I’m always doing the “squint test” where you squint your eyes to blur your vision, and check whether or not the thing you want people to look at is the first thing you see. For example, if you’re in a room with a light source, with blurry vision, the light will be the first thing you see, the second thing will either be the next brightest, biggest, or most colorful thing, and so forth.

This means some of the shots have less text in them than you'll see in the finished game, but you're more likely to have finished reading any text I did show in the trailer.

For narratives I often have to put dialogue out of order to tell the story, because sometimes a line later in the story provides exposition which helps explain things at the beginning.

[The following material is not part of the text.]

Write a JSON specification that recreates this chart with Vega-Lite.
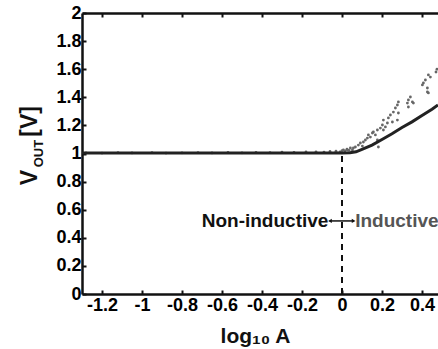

Is there a bit of the Mask trailer that you're particularly pleased with?

I love how the backgrounds blur out in the shots Paul [Arendt, art director for Mask of the Rose] created for the “sexy” montage. Combined with the music and the dialogue, I think that section creates a great feeling. If we did our job well, people should be reaching for those GIFs of sweaty people fanning themselves when they see it, haha.

I was especially satisfied when my wife laughed at the funny parts of the trailer. Seeing someone react with the emotions I intended to elicit is always very gratifying.

This was a fun one to work on! Most of my work is usually in capture and editing, so it was nice to play in such a richly realized world where the images are created mostly through text. I hope it pleases fans of the Fallen London games who might not play visual novels, and intrigues visual novel fans who aren't familiar with the series.

Production Update and UI Revamp

This month we have an update about Mask of the Rose’s user interface, but first, we have some news about the release date. Unfortunately, we’ve decided to delay release until April 2023.

Lately, we’ve been seeing signs of an over-tight schedule: mounting stress levels, team members becoming reluctant to take time off.

In this situation, there are three things we could do in principle. We could ask our team to put in significant overtime to meet the current schedule, but it’s important to us to provide a good workplace where everyone has time for personal and family life. We could cut features and parts of the story, releasing a game that didn’t fully meet our intentions and ambitions. Our sense, though, is that our players and backers would rather get the game later in its best state, rather than sooner in a worse form. So that leaves us with the third option, moving back the schedule.

We don't expect to move the release again, and we'll have a specific date for you in the next few months. We hope you'll bear with us for a little longer.

Now, here’s artist Tobias Cook with a look at Mask of the Rose’s improved UI.


UI is vitally important for a game like Mask of the Rose, where the player spends most of their time reading and any actions they take are via an interface. It’s important that the UI also has a character of its own that enhances the atmosphere of the wider game, as well as providing a pleasurable and effortless reading experience.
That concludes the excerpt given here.